While the OECD provides administrative support, FATF’s mission, agenda, and strategies are set by its 39 member countries, each with an equal voice. This ensures that the fight against money laundering, terrorist financing, and proliferation financing is driven not by one nation, but by a united international coalition.
The FATF presidency rotates annually, allowing different nations to steer its priorities and adapt to emerging threats. When a country takes the helm, it can influence the global agenda, whether that means clamping down on cyber-enabled crime, tightening cryptocurrency regulations, or intensifying sanctions on high-risk jurisdictions.
Major economies, like the United States, often leverage their presidencies to push for more aggressive enforcement and stronger global cooperation.
Frequently Asked Questions
1. What is the Financial Action Task Force (FATF)?
The Financial Action Task Force (FATF) is an independent intergovernmental body founded in 1989 by the G7 nations to set global standards for combating money laundering, terrorist financing, and the financing of weapons of mass destruction.
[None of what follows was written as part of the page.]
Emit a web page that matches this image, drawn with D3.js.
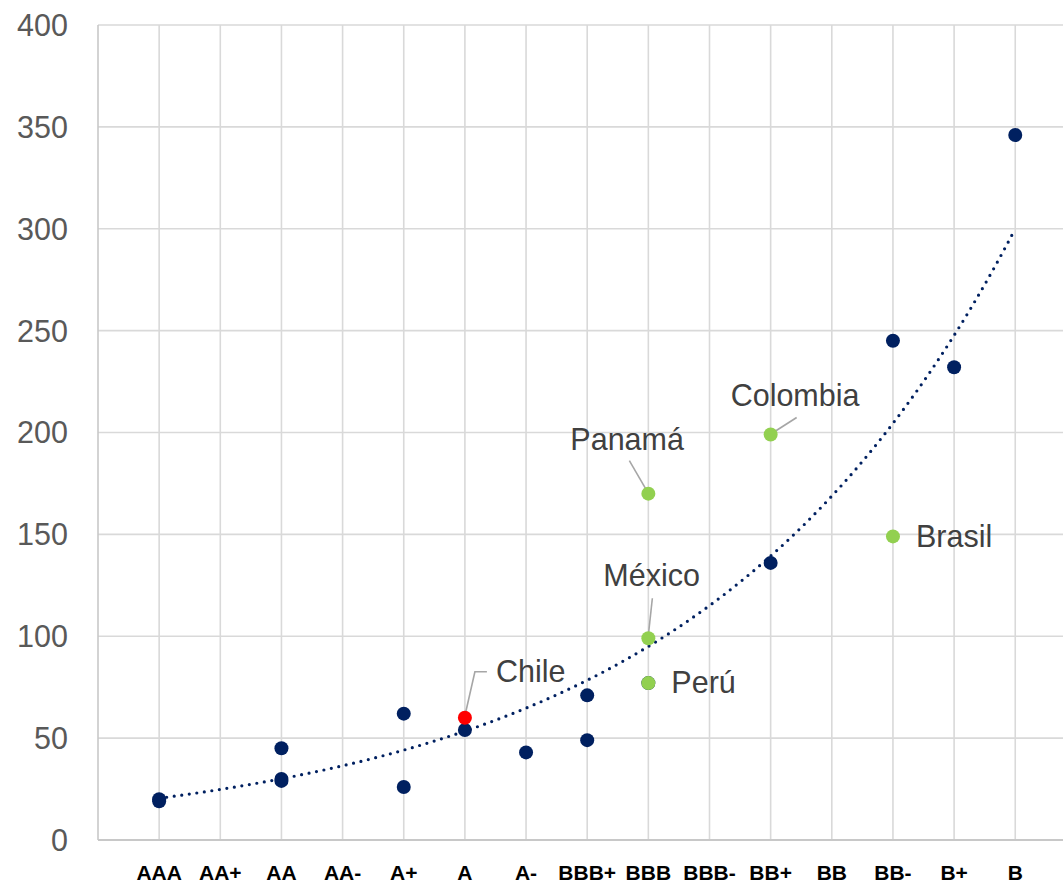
<!DOCTYPE html>
<html>
<head>
<meta charset="utf-8">
<script src="https://cdn.jsdelivr.net/npm/d3@7"></script>
<style>
  html, body { margin: 0; padding: 0; background: #fff; }
  svg { display: block; }
  text { font-family: Arial, "Liberation Sans", sans-serif; }
</style>
</head>
<body>
<svg id="chart" width="1063" height="884"></svg>
<script>
// ---- Data ----
const categories = ["AAA","AA+","AA","AA-","A+","A","A-","BBB+","BBB","BBB-","BB+","BB","BB-","B+","B"];
const yTicks = [0, 50, 100, 150, 200, 250, 300, 350, 400];

// other countries (navy)
const otherRatings = ["AAA","AAA","AA","AA","AA","A+","A+","A","A-","BBB+","BBB+","BBB","BB+","BB-","B+","B"];
const otherValues  = [20, 19, 45, 30, 29, 62, 26, 54, 43, 71, 49, 77, 136, 245, 232, 346];

// highlighted Latin American countries (green)
const latamNames   = ["Panamá","México","Perú","Colombia","Brasil"];
const latamRatings = ["BBB","BBB","BBB","BB+","BB-"];
const latamValues  = [170, 99, 77, 199, 149];

// Chile (red)
const chileName = "Chile";
const chileRating = "A";
const chileValue = 60;

// exponential trend line endpoints
const trendStartValue = 20.5;   // at AAA
const trendEndValue = 300;      // at B

// ---- Layout / style ----
const svg = d3.select("#chart");
const x = d3.scaleLinear().domain([0, 16]).range([98, 98 + 16 * 61.15]);
const y = d3.scaleLinear().domain([0, 400]).range([840, 25]);
const pos = c => categories.indexOf(c) + 1;

const navy = "#002060", green = "#92D050", red = "#FF0000";
const gridColor = "#D9D9D9";

// gridlines
const g = svg.append("g");
g.selectAll("line.h").data(yTicks.filter(d => d > 0)).join("line")
  .attr("x1", x(0)).attr("x2", 1063)
  .attr("y1", d => y(d)).attr("y2", d => y(d))
  .attr("stroke", gridColor).attr("stroke-width", 1.6);
g.selectAll("line.v").data(d3.range(0, 17)).join("line")
  .attr("x1", d => x(d)).attr("x2", d => x(d))
  .attr("y1", y(400)).attr("y2", y(0))
  .attr("stroke", d => d === 0 ? "#C8C8C8" : gridColor).attr("stroke-width", 1.6);
// baseline
g.append("line").attr("x1", x(0)).attr("x2", 1063).attr("y1", y(0)).attr("y2", y(0))
  .attr("stroke", "#C8C8C8").attr("stroke-width", 1.8);

// y axis labels
svg.append("g").selectAll("text").data(yTicks).join("text")
  .attr("x", 68).attr("y", d => y(d)).attr("dy", "0.36em")
  .attr("text-anchor", "end").attr("font-size", 30.5).attr("fill", "#595959")
  .text(d => d);

// x axis labels
svg.append("g").selectAll("text").data(categories).join("text")
  .attr("x", (d, i) => x(i + 1)).attr("y", 880)
  .attr("text-anchor", "middle").attr("font-size", 21).attr("font-weight", "bold")
  .attr("fill", "#000").text(d => d);

// trend line
const b = Math.log(trendEndValue / trendStartValue) / 14;
const trendPts = d3.range(1, 15.001, 0.05).map(t => [t, trendStartValue * Math.exp(b * (t - 1))]);
svg.append("path")
  .datum(trendPts)
  .attr("d", d3.line().x(d => x(d[0])).y(d => y(d[1])))
  .attr("fill", "none").attr("stroke", navy).attr("stroke-width", 3.2)
  .attr("stroke-linecap", "round").attr("stroke-dasharray", "0 7.6");

// navy points
svg.append("g").selectAll("circle").data(otherValues).join("circle")
  .attr("cx", (d, i) => x(pos(otherRatings[i]))).attr("cy", d => y(d))
  .attr("r", 7).attr("fill", navy);

// leader lines + labels
const labelLayout = {
  "Panamá":   { tx: -78, ty: -44, line: [[-19, -33], [-1, -2]] },
  "México":   { tx: -45, ty: -52, line: [[4, -40], [0, -3]] },
  "Perú":     { tx: 23, ty: 10, line: null },
  "Colombia": { tx: -40, ty: -29, line: [[26, -17], [1, -1]] },
  "Brasil":   { tx: 23, ty: 11, line: null },
  "Chile":    { tx: 31, ty: -36, line: [[10, -46], [0, -2]], elbow: [22, -46] }
};
function drawLabel(name, cx, cy) {
  const L = labelLayout[name];
  if (L.line) {
    const pts = [];
    if (L.elbow) pts.push([cx + L.elbow[0], cy + L.elbow[1]]);
    pts.push([cx + L.line[0][0], cy + L.line[0][1]]);
    pts.push([cx + L.line[1][0], cy + L.line[1][1]]);
    svg.append("path").attr("d", d3.line()(pts))
      .attr("fill", "none").attr("stroke", "#A6A6A6").attr("stroke-width", 1.6);
  }
  svg.append("text").attr("x", cx + L.tx).attr("y", cy + L.ty)
    .attr("font-size", 30.5).attr("fill", "#404040").text(name);
}

// green points
latamValues.forEach((v, i) => {
  const cx = x(pos(latamRatings[i])), cy = y(v);
  drawLabel(latamNames[i], cx, cy);
});
svg.append("g").selectAll("circle").data(latamValues).join("circle")
  .attr("cx", (d, i) => x(pos(latamRatings[i]))).attr("cy", d => y(d))
  .attr("r", 7).attr("fill", green);

// Chile
{
  const cx = x(pos(chileRating)), cy = y(chileValue);
  drawLabel(chileName, cx, cy);
  svg.append("circle").attr("cx", cx).attr("cy", cy).attr("r", 7).attr("fill", red);
}
</script>
</body>
</html>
It works with over 200 countries and jurisdictions to strengthen financial systems against criminal abuse.
2. Why was the FATF created?
FATF was created to stop illicit money flows that fund organized crime and terrorism. Initially focused on money laundering, its scope expanded after 9/11 to include counter-terrorist financing, and later to counter proliferation financing, ensuring global financial safety.
3. What are FATF’s 40 Recommendations?
The 40 Recommendations are FATF’s gold-standard guidelines for preventing, detecting, and punishing money laundering, terrorist financing, and proliferation financing. They cover areas such as banking regulations, suspicious transaction reporting, and high-risk sector monitoring, with flexibility for countries to adapt them to their own risks.
4. What is the difference between the FATF Grey List and Blacklist?
The Grey List includes countries “under increased monitoring” that have weaknesses in their anti-money laundering and counter-terrorist financing systems but are working to fix them. The Blacklist identifies “high-risk jurisdictions” that fail to address major deficiencies, often leading to restricted international banking and investment.
5. How does FATF evaluate countries?
FATF conducts Mutual Evaluations—peer-reviewed assessments of each country’s technical compliance (laws and regulations) and effectiveness (real-world results like prosecutions and asset seizures). Poor performance can result in being placed on the Grey or Black list.
6. How does FATF regulate cryptocurrency?
FATF requires Virtual Asset Service Providers (VASPs)—like crypto exchanges and wallet services—to follow the same anti-money laundering rules as banks, including customer verification, suspicious transaction reporting, and compliance with the “Travel Rule” for cross-border crypto transfers.
7. How does FATF impact countries like Hong Kong?
As a global financial hub and APG member, Hong Kong follows FATF’s 40 Recommendations to maintain its reputation for transparency and trust. This includes strict compliance checks for banks, real estate, and high-value goods dealers, as well as close cooperation with international regulators to track illicit funds.